* **ENTRIES SHOWN**
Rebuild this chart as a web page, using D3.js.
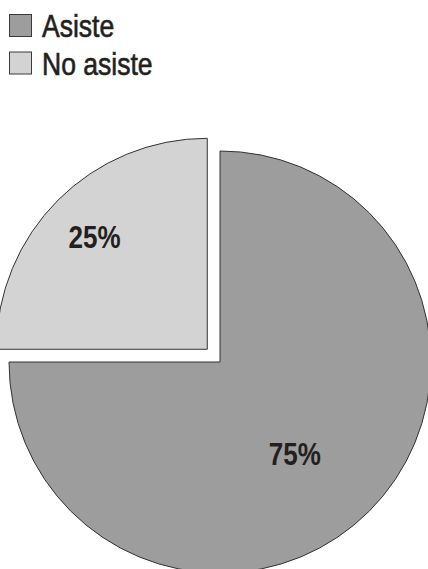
<!DOCTYPE html>
<html>
<head>
<meta charset="utf-8">
<script src="https://cdn.jsdelivr.net/npm/d3@7"></script>
<style>
  html, body { margin: 0; padding: 0; background: #fff; }
  svg { display: block; }
</style>
</head>
<body>
<svg id="chart"></svg>
<script>
// Data
const categories = ['Asiste', 'No asiste'];
const values = [75, 25];
const labels = ['75%', '25%'];

const width = 428;
const height = 569;
const fontFam = '"Liberation Sans", Arial, sans-serif';

const svg = d3.select('#chart')
  .attr('width', width)
  .attr('height', height);

const color = d3.scaleOrdinal()
  .domain(categories)
  .range(['#9d9d9d', '#d3d3d3']);

// Legend (condensed look via horizontal scale)
const legend = svg.append('g').attr('transform', 'translate(9, 14)');
categories.forEach((c, i) => {
  const g = legend.append('g').attr('transform', `translate(0, ${i * 37.5})`);
  g.append('rect')
    .attr('x', 0.5).attr('y', 0.5)
    .attr('width', 22).attr('height', 22)
    .attr('fill', color(c))
    .attr('stroke', '#3a3a3a')
    .attr('stroke-width', 1);
  g.append('text')
    .attr('transform', 'translate(33, 23) scale(0.87, 1)')
    .attr('font-family', fontFam)
    .attr('font-size', 30.5)
    .attr('fill', '#231f20')
    .attr('stroke', '#231f20')
    .attr('stroke-width', 0.6)
    .text(c);
});

// Pie
const cx = 220, cy = 362;
const radius = 211;
const explode = 18;

const pie = d3.pie().sort(null).value(d => d.value);
const arcs = pie(categories.map((c, i) => ({ cat: c, value: values[i], label: labels[i] })));
const arc = d3.arc().innerRadius(0).outerRadius(radius);

const pieG = svg.append('g').attr('transform', `translate(${cx}, ${cy})`);

const labelRadius = [0.56, 0.755];
const labelTurn = [0.1, 0];

arcs.forEach((a, i) => {
  const mid = (a.startAngle + a.endAngle) / 2;
  const off = i === 1 ? explode : 0;
  const dx = Math.sin(mid) * off;
  const dy = -Math.cos(mid) * off;
  const g = pieG.append('g').attr('transform', `translate(${dx}, ${dy})`);
  g.append('path')
    .attr('d', arc(a))
    .attr('fill', color(a.data.cat))
    .attr('stroke', '#333')
    .attr('stroke-width', 1);
  const lr = radius * labelRadius[i];
  const la = mid + labelTurn[i];
  const lx = Math.sin(la) * lr;
  const ly = -Math.cos(la) * lr + 31 * 0.36;
  g.append('text')
    .attr('transform', `translate(${lx}, ${ly}) scale(0.84, 1)`)
    .attr('text-anchor', 'middle')
    .attr('font-family', fontFam)
    .attr('font-weight', 'bold')
    .attr('font-size', 31)
    .attr('fill', '#231f20')
    .text(a.data.label);
});
</script>
</body>
</html>
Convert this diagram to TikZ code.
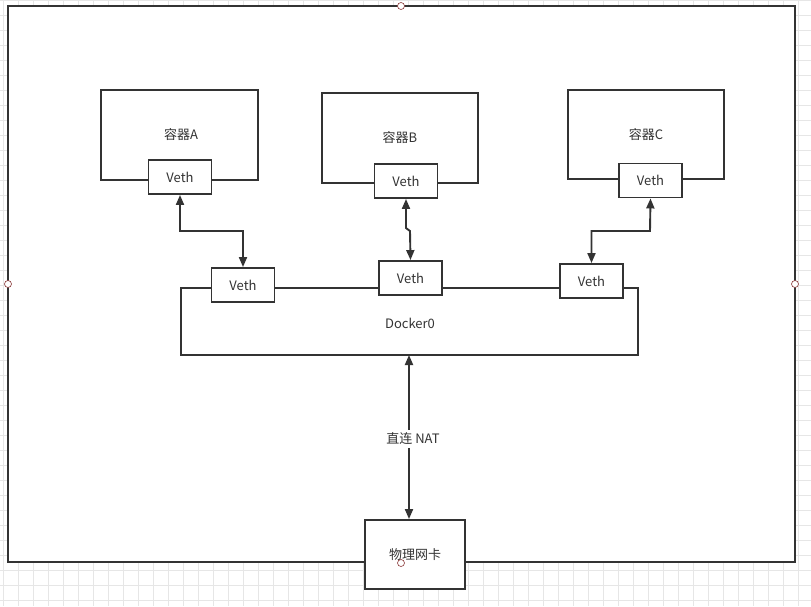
\documentclass[tikz,border=0pt]{standalone}
\usepackage{fontspec}
\setmainfont{Noto Sans CJK SC}
\usetikzlibrary{arrows.meta}
\definecolor{ln}{HTML}{333333}
\definecolor{gridc}{HTML}{E6E6E6}
\definecolor{hdl}{HTML}{8B3A3A}
\tikzset{
  box/.style={draw=ln, line width=1.9pt, fill=white, inner sep=0pt},
  vbox/.style={box, minimum width=63pt, minimum height=34pt, font=\fontsize{13}{15}\selectfont, text=ln},
  lbl/.style={font=\fontsize{13}{15}\selectfont, text=ln, inner sep=1pt},
  link/.style={draw=ln, line width=1.9pt, {Triangle[length=10pt,width=8pt]}-{Triangle[length=10pt,width=8pt]}},
  handle/.style={draw=hdl, fill=white, line width=0.6pt, circle, minimum size=7pt, inner sep=0pt}
}
\begin{document}
\begin{tikzpicture}[x=1pt,y=-1pt]
\useasboundingbox (0,0) rectangle (811,606);
% grid background
\fill[white] (0,0) rectangle (811,606);
\draw[gridc, line width=0.7pt, step=15pt, shift={(3pt,0pt)}] (-3,0) grid (808,606);
% outer host rectangle
\draw[ln, line width=1.9pt, fill=white] (8,6) rectangle (795,562);
% containers
\draw[box] (101,90) rectangle (258,180);
\node[lbl] (ta) at (181,135) {容器A};
\draw[box] (322,93) rectangle (478,183);
\node[lbl] (tb) at (400,138) {容器B};
\draw[box] (568,90) rectangle (724,179);
\node[lbl] (tc) at (646,135) {容器C};
\node[vbox] (va) at (180,177) {Veth};
\node[vbox] (vb) at (406,181) {Veth};
\node[vbox] (vc) at (650.5,180.5) {Veth};
% docker0
\draw[box] (181,288) rectangle (638,355);
\coordinate (dk) at (409,355);
\node[lbl] (td) at (410,323) {Docker0};
\node[vbox] (v1) at (243,285) {Veth};
\node[vbox] (v2) at (410.5,278) {Veth};
\node[vbox] (v3) at (591.5,281) {Veth};
% physical NIC
\node[box, minimum width=100pt, minimum height=69pt] (nic) at (415,554.5) {};
\node[lbl] (tn) at (415,555) {物理网卡};
% links
\draw[link] (va.south) -- (180,231) -| (v1.north);
\draw[link] (vb.south) -- (406,228) -- (410,231) -- (v2.north);
\draw[link] (vc.south) -- (650,231) -| (v3.north);
\draw[link] (dk) -- (nic.north -| dk);
\node[lbl, fill=white, inner sep=3pt] (nat) at (413,439) {直连 NAT};
% selection handles
\node[handle] (h1) at (401,6) {};
\node[handle] (h2) at (8,284) {};
\node[handle] (h3) at (795,284) {};
\node[handle] (h4) at (401,563) {};
\end{tikzpicture}
\end{document}
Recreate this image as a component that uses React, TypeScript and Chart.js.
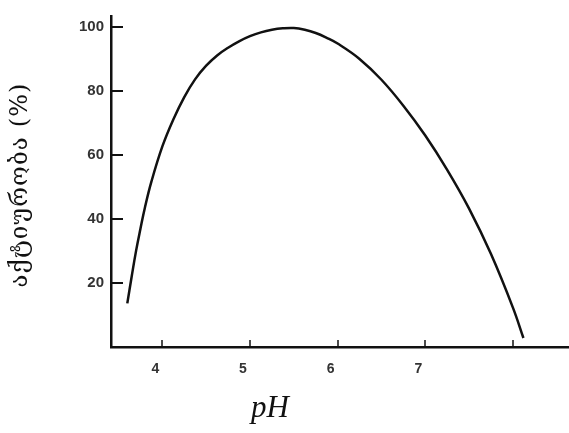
import React, { useEffect, useRef } from "react";
import { Chart, registerables } from "chart.js";

Chart.register(...registerables);

const phValues = [3.6, 3.65, 3.7, 3.75, 3.8, 3.875, 4.0, 4.125, 4.25, 4.375, 4.5, 4.625, 4.75, 4.875, 5.0, 5.125, 5.25, 5.375, 5.5, 5.625, 5.75, 5.875, 6.0, 6.25, 6.5, 6.75, 7.0, 7.25, 7.5, 7.75, 8.0, 8.12];
const activity = [13.6, 22.0, 30.0, 36.9, 43.4, 51.6, 62.6, 71.0, 78.0, 83.6, 87.8, 91.0, 93.4, 95.4, 97.0, 98.2, 99.0, 99.45, 99.55, 99.0, 98.0, 96.5, 94.7, 89.9, 83.4, 75.3, 66.0, 55.3, 43.2, 29.0, 12.3, 2.8];
const xTicks = [4, 5, 6, 7, 8];
const xTickLabels = ["4", "5", "6", "7", ""];
const yTicks = [20, 40, 60, 80, 100];
const yTitle = "აქტიურობა (%)";
const xTitle = "pH";

const innerTicks = {
  id: "innerTicks",
  afterDraw(chart: any) {
    const { ctx, chartArea, scales } = chart;
    ctx.save();
    ctx.strokeStyle = "#111";
    ctx.lineWidth = 2;
    yTicks.forEach((v) => {
      const y = Math.round(scales.y.getPixelForValue(v));
      ctx.beginPath();
      ctx.moveTo(chartArea.left, y);
      ctx.lineTo(chartArea.left + 12, y);
      ctx.stroke();
    });
    ctx.lineWidth = 1.5;
    xTicks.forEach((v) => {
      const x = Math.round(scales.x.getPixelForValue(v));
      ctx.beginPath();
      ctx.moveTo(x, chartArea.bottom);
      ctx.lineTo(x, chartArea.bottom - 7);
      ctx.stroke();
    });
    // titles
    ctx.fillStyle = "#111";
    ctx.textAlign = "center";
    ctx.textBaseline = "middle";
    ctx.font = "italic 31px 'Liberation Serif'";
    ctx.fillText(xTitle, 270, 409);
    ctx.translate(21, 185);
    ctx.rotate(-Math.PI / 2);
    ctx.font = "24px 'DejaVu Serif', 'DejaVu Sans'";
    const w = ctx.measureText(yTitle).width;
    const target = 204;
    if (w < target && "letterSpacing" in ctx) {
      (ctx as any).letterSpacing = ((target - w) / (yTitle.length - 1)).toFixed(2) + "px";
    }
    ctx.fillText(yTitle, 0, 0);
    ctx.restore();
  },
};

export default function App() {
  const ref = useRef<HTMLCanvasElement>(null);
  useEffect(() => {
    const chart = new Chart(ref.current!, {
      type: "line",
      data: {
        datasets: [
          {
            data: phValues.map((x, i) => ({ x, y: activity[i] })),
            borderColor: "#111",
            borderWidth: 2.5,
            pointRadius: 0,
            tension: 0.4,
            fill: false,
          },
        ],
      },
      options: {
        animation: false,
        responsive: false,
        maintainAspectRatio: false,
        layout: { padding: { top: 12, right: 0, left: 0, bottom: 0 } },
        plugins: { legend: { display: false }, tooltip: { enabled: false } },
        scales: {
          x: {
            type: "linear",
            min: 3.414,
            max: 8.64,
            afterBuildTicks: (s: any) => {
              s.ticks = xTicks.map((v) => ({ value: v }));
            },
            afterFit: (s: any) => {
              s.height = 86;
            },
            grid: { display: false, drawTicks: false },
            border: { display: true, color: "#111", width: 2.5 },
            ticks: {
              padding: 14,
              labelOffset: -7,
              color: "#333",
              font: { family: "'Liberation Sans'", size: 14, weight: "bold" },
              callback: (v: any) => xTickLabels[xTicks.indexOf(Number(v))] ?? "",
            },
          },
          y: {
            type: "linear",
            min: 0,
            max: 103.3,
            afterBuildTicks: (s: any) => {
              s.ticks = yTicks.map((v) => ({ value: v }));
            },
            afterFit: (s: any) => {
              s.width = 111;
            },
            grid: { display: false, drawTicks: false },
            border: { display: true, color: "#111", width: 2.5 },
            ticks: {
              padding: 7,
              color: "#333",
              font: { family: "'Liberation Sans'", size: 15, weight: "bold" },
              callback: (v: any) => String(v),
            },
          },
        },
      },
      plugins: [innerTicks],
    } as any);
    return () => chart.destroy();
  }, []);
  return (
    <div style={{ position: "absolute", left: 0, top: 0, width: 569, height: 433, background: "#fff" }}>
      <canvas ref={ref} width={569} height={433} style={{ display: "block" }} />
    </div>
  );
}
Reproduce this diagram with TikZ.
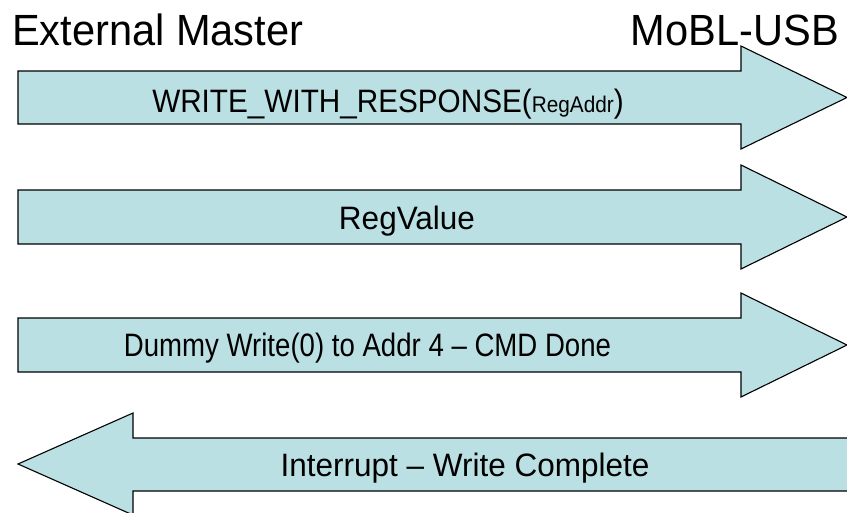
\documentclass[tikz,border=0pt]{standalone}
\usepackage{fontspec}
\setmainfont{Liberation Sans}
\definecolor{arrowfill}{RGB}{186,224,227}
\tikzset{
  bigarrow/.style={draw=black, fill=arrowfill, line width=1.1pt, line join=miter},
  heading/.style={inner sep=0pt, font=\fontsize{42}{48}\selectfont},
  label/.style={inner sep=0pt, anchor=base, font=\fontsize{30}{34}\selectfont}
}
\begin{document}
\begin{tikzpicture}[x=1pt, y=-1pt]
\useasboundingbox (0,0) rectangle (847,512);
\clip (0,0) rectangle (847,512);
% arrow 1
\draw[bigarrow] (18,71) -- (741,71) -- (741,46) -- (847,97.5) -- (741,149) -- (741,124) -- (18,124) -- cycle;
% arrow 2
\draw[bigarrow] (18,190) -- (741,190) -- (741,165) -- (847,217) -- (741,269) -- (741,244) -- (18,244) -- cycle;
% arrow 3
\draw[bigarrow] (18,318) -- (741,318) -- (741,293) -- (847,345) -- (741,397) -- (741,372) -- (18,372) -- cycle;
% arrow 4 (pointing left)
\draw[bigarrow] (870,438) -- (133,438) -- (133,413) -- (18,464) -- (133,515) -- (133,491) -- (870,491) -- cycle;
% headings
\node[heading, anchor=base west] (master) at (12,45) {\scalebox{0.99}[1.04]{External Master}};
\node[heading, anchor=base east] (mobl) at (839,45) {\scalebox{0.99}[1.04]{MoBL-USB}};
% labels
\node[label] (l1) at (388,112) {\scalebox{0.99}[1.08]{WRITE\_WITH\_RESPONSE({\fontsize{21}{24}\selectfont RegAddr})}};
\node[label] (l2) at (407,229) {\scalebox{1.05}[1.08]{RegValue}};
\node[label] (l3) at (367.5,356) {\scalebox{0.92}[1.08]{Dummy Write(0) to Addr 4 -- CMD Done}};
\node[label] (l4) at (465,476) {\scalebox{1.05}[1.08]{Interrupt -- Write Complete}};
\end{tikzpicture}
\end{document}
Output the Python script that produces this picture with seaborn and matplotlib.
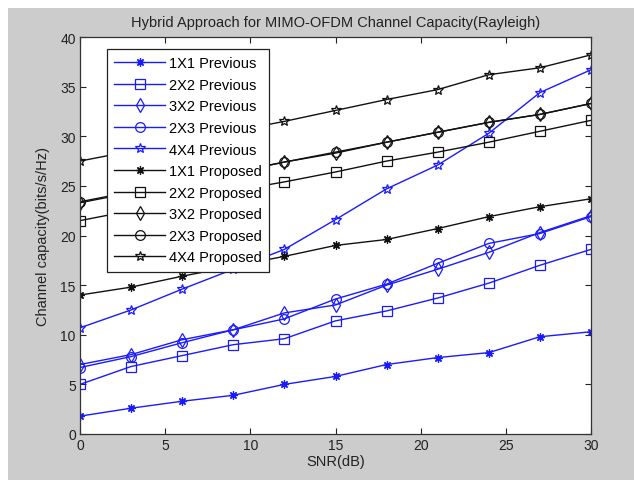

* **STATED EXERCISE**
Reproduce the entries exactly, from the line with "Recreate this image" to the line with "Chart.register(...registerables);", both lines included, keeping no pictures.

* **RESPONSE BELOW**
Recreate this image as a component that uses React, TypeScript and Chart.js.
import React, { useEffect, useRef } from "react";
import { Chart, registerables } from "chart.js";

Chart.register(...registerables);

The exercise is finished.